The conscience for Israel was formed by the Ten Commandments and provided the most complete and most comprehensive fountain of the wisdom and knowledge of God’s nature which was designed to bring them to maturity individually and as a community. The Commandments express God’s ideology of relational integrity between us and God and between us and one another.
Under the New Covenant the wisdom and knowledge of God contained in the Commandments is written in our hearts by the Holy Spirit. In this way we become led into all truth, directed, guided and steered as the Holy Spirit arranges learning events for us so that we come to know God and become known of God.
The story of the Apostle Peter is an example of this journey of transformation from a constricted Jewish religious conscience into a clear and strong Christian conscience. His first lesson was when he argued with God about having to eat with and visit with a Gentile Centurion which was strictly against Jewish Law, but this Gentile wanted to hear the Gospel. God won the argument and the Centurion and his household were saved.
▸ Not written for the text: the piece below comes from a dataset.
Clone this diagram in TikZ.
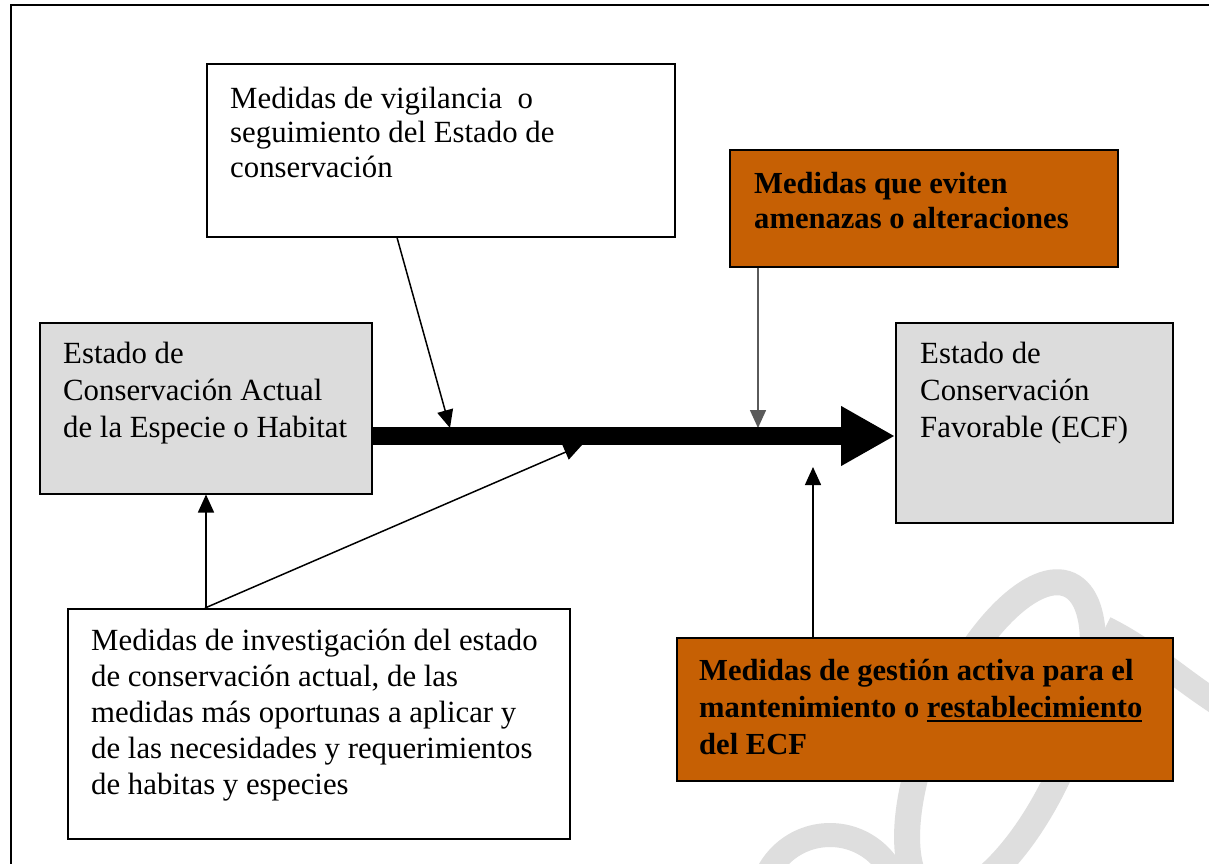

Peter was even rebuked by Paul in front of the other Apostles for causing division in the Gentile church at Antioch. Peter had been eating freely with the Gentile Christians for some time but when a group of Jewish Christian leaders were sent from Jerusalem to check out the church Peter refused to eat with the Gentiles and caused much division and offense. He learned many lessons the hard way and his transformation of conscience was accompanied by a transformation from his ethnic and religious identity into his true eternal and spiritual identity in Christ.
It is on this journey where we all come to find our true identity which was created by God in our spirit in eternity before we were born. As we grow in the freedom of faith and love through the grace of God, we ultimately become the real self that can be expressed through our transformed soul each day of our life.